Documenting custom monitoring scripts with input from departing engineers to preserve operational knowledge.
Allocating budget for monitoring tool upgrades when vendor support ends, balancing risk against feature requirements.
Revising alert routing rules after organizational restructuring to ensure problems reach current responsible teams.

Module 7: Governing Monitoring Practices Across Teams

Enforcing tagging standards for cloud resources to enable cost attribution and performance tracking by business unit.
Resolving disputes between teams over ownership of alerts when system boundaries are ambiguous or shared.
Establishing review cycles for monitoring configurations to ensure alignment with current architecture and service models.
Restricting access to sensitive performance data (e.g., PII in logs) based on role-based permissions and compliance mandates.
Requiring change advisory board approval for modifications to production monitoring configurations that affect alerting behavior.
Conducting post-mortems on major incidents to evaluate whether monitoring gaps contributed to delayed detection or resolution.
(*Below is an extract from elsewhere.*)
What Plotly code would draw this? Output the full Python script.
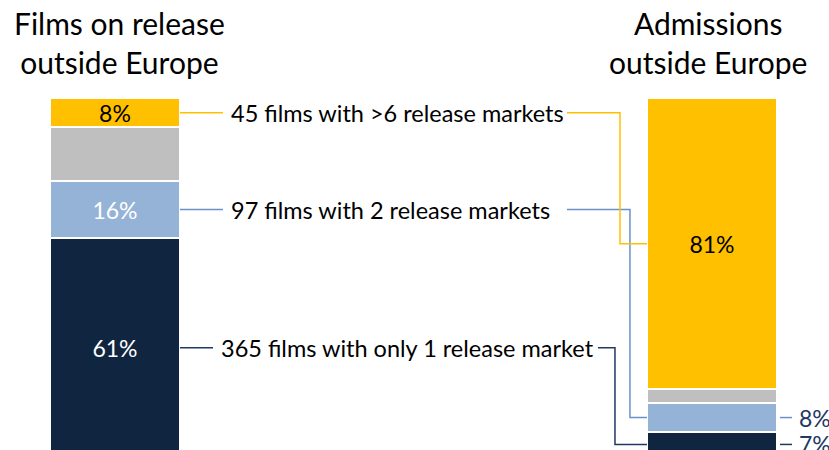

Module 8: Scaling Monitoring for Enterprise Complexity

Designing hierarchical monitoring views that allow executives to see service health while enabling engineers to drill into component metrics.
Implementing data retention policies that balance long-term trend analysis needs with storage cost and regulatory constraints.
Distributing monitoring collectors across geographic regions to minimize latency in data collection for global applications.
Automating onboarding of new services into monitoring frameworks using infrastructure-as-code templates and CI/CD pipelines.
Validating monitoring coverage during disaster recovery failover tests to ensure visibility is maintained in alternate sites.
Coordinating with security operations to share performance anomalies that may indicate compromised systems or data exfiltration.